靖竹半信半疑地看着他:“你真的能帮上我?”
“你要对我的智慧有信心。”
“好吧。”靖竹郑重地点了点头:“那我问你,我家里在陈州的几件铺子原本是做皮货生意的,可是我听说近几个月来夜奴的皮货商人开始涌入东明境内,以陈州漳州为最,我是应该让家中的生意退出陈州呢,还是和夜奴的皮货商人对抗一番,看看还有没有保留的必要?”
“呃……”谢明端语塞。
“我们这些杂七杂八的事情您堂堂亲王殿下怎么可能明白呢?谢明端,你要是真想帮我的话,就好好帮我想想怎么把李氏的狐狸尾巴揪出来,免得我再因为内鬼的事上操心。”
谢明端拉着她靠在车壁上,半阖着眼睛慵懒道:“你府上生意上的事情我可能帮不上忙,但是李氏的问题嘛,我或许还真能帮你想想法子。”
“什么办法?”靖竹把自己放在谢明端的角度上思考解决之法,没过多大会儿就有了猜测,她眸子动了动,浅笑着开口:“等等,我大约知道你想怎么做了。”
后宅内斗的小事情上,谢明端自然插不上手,他既然说有办法,那就一定事关东明和北临两方的对局,北临已经战败,既然是战败求和,那总要拿出一点诚意来,孙晗不论在北临国是何身份,为了国家的利益也总要做出牺牲。
北临皇不可能为了一个人而放弃两国和平,孙晗在这种时候自然会被北临皇头一个推出来作为给东明国民撒气的羔羊。
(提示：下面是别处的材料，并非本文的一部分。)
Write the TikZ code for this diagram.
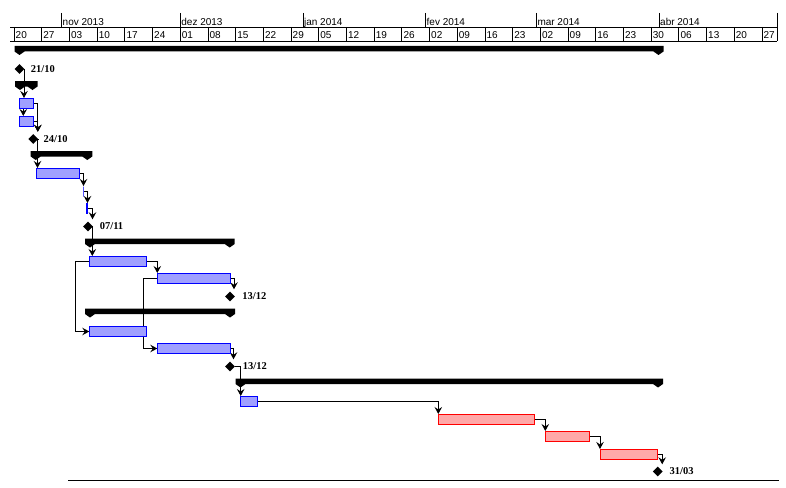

若是此时东明提出,可以不杀孙晗,而以此交换北临在京中安排的细作名单,想来也该不难。
不管这份名单上是否会出现李氏的名字,用来诈一诈她,也都是足够的。
靖竹将自己的想法说给谢明端听,他笑了笑说:“逻辑上好像并没有什么问题,但是你可能还不知道一件事。”
谢明端道:“孙晗就是那支意图在东明境内为北临人运送药材和军需的皇商队伍的家主,他的真实名字,叫百里寒。”